Abundances of Planetary Nebulae and Evolved Stars: Iron and Sulfur Depletion, and Carbon and Nitrogen Enrichment, in Low- and Intermediate-mass Stellar Populations in the Milky Way

Abstract

Abstract We research the elemental abundances in Galactic planetary nebulae (PNe) compared with those of their stellar progenitors (red giant branch and asymptotic giant branch, AGB, stars), to explore and quantify the expected—i.e., due to AGB evolution or condensation onto grains—differences. We gleaned the current literature for the nebular abundances while we used the APOGEE DR 17 survey data for the stellar sample.
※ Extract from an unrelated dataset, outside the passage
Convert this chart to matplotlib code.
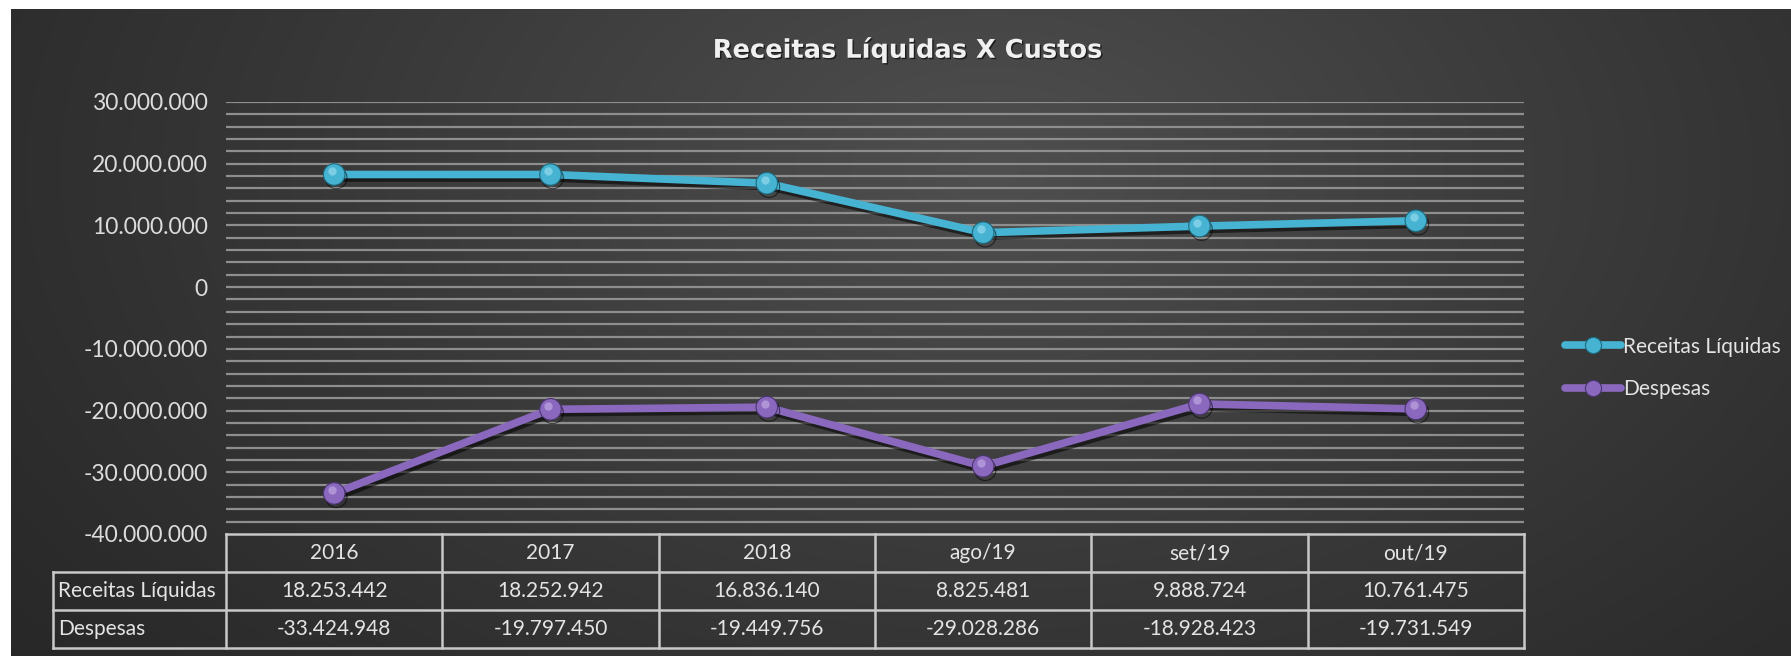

We examined the elements in common between the nebular and stellar samples, namely, C, N, O, Fe, and S. We confirm that iron in PNe is mostly entrapped in grains, with an average depletion 〈D[Fe/H]〉 = 1.741 ± 0.486 dex, and we disclose a weak correlation between iron depletion and the [O/H] abundance, D[Fe/H] = (6.6003 ± 2.443) × [O/H] + (1.972 ± 0.199). Sulfur may also be mildly depleted in PNe, with 〈D[S/H]〉 = 0.179 ± 0.291 dex. We also found an indication of nitrogen enrichment for PNe 〈E[N/H]〉 = 0.393 ± 0.421 dex, with maximum enrichment (0.980 ± 0.243) occurring for the PNe whose progenitors have gone through the hot-bottom burning. The carbon enrichment is 〈E[C/H]〉 = 0.337 ± 0.463 dex when measured for the general PN populations. Our results will be relevant for future Galactic and extragalactic studies comparing nebular and stellar samples.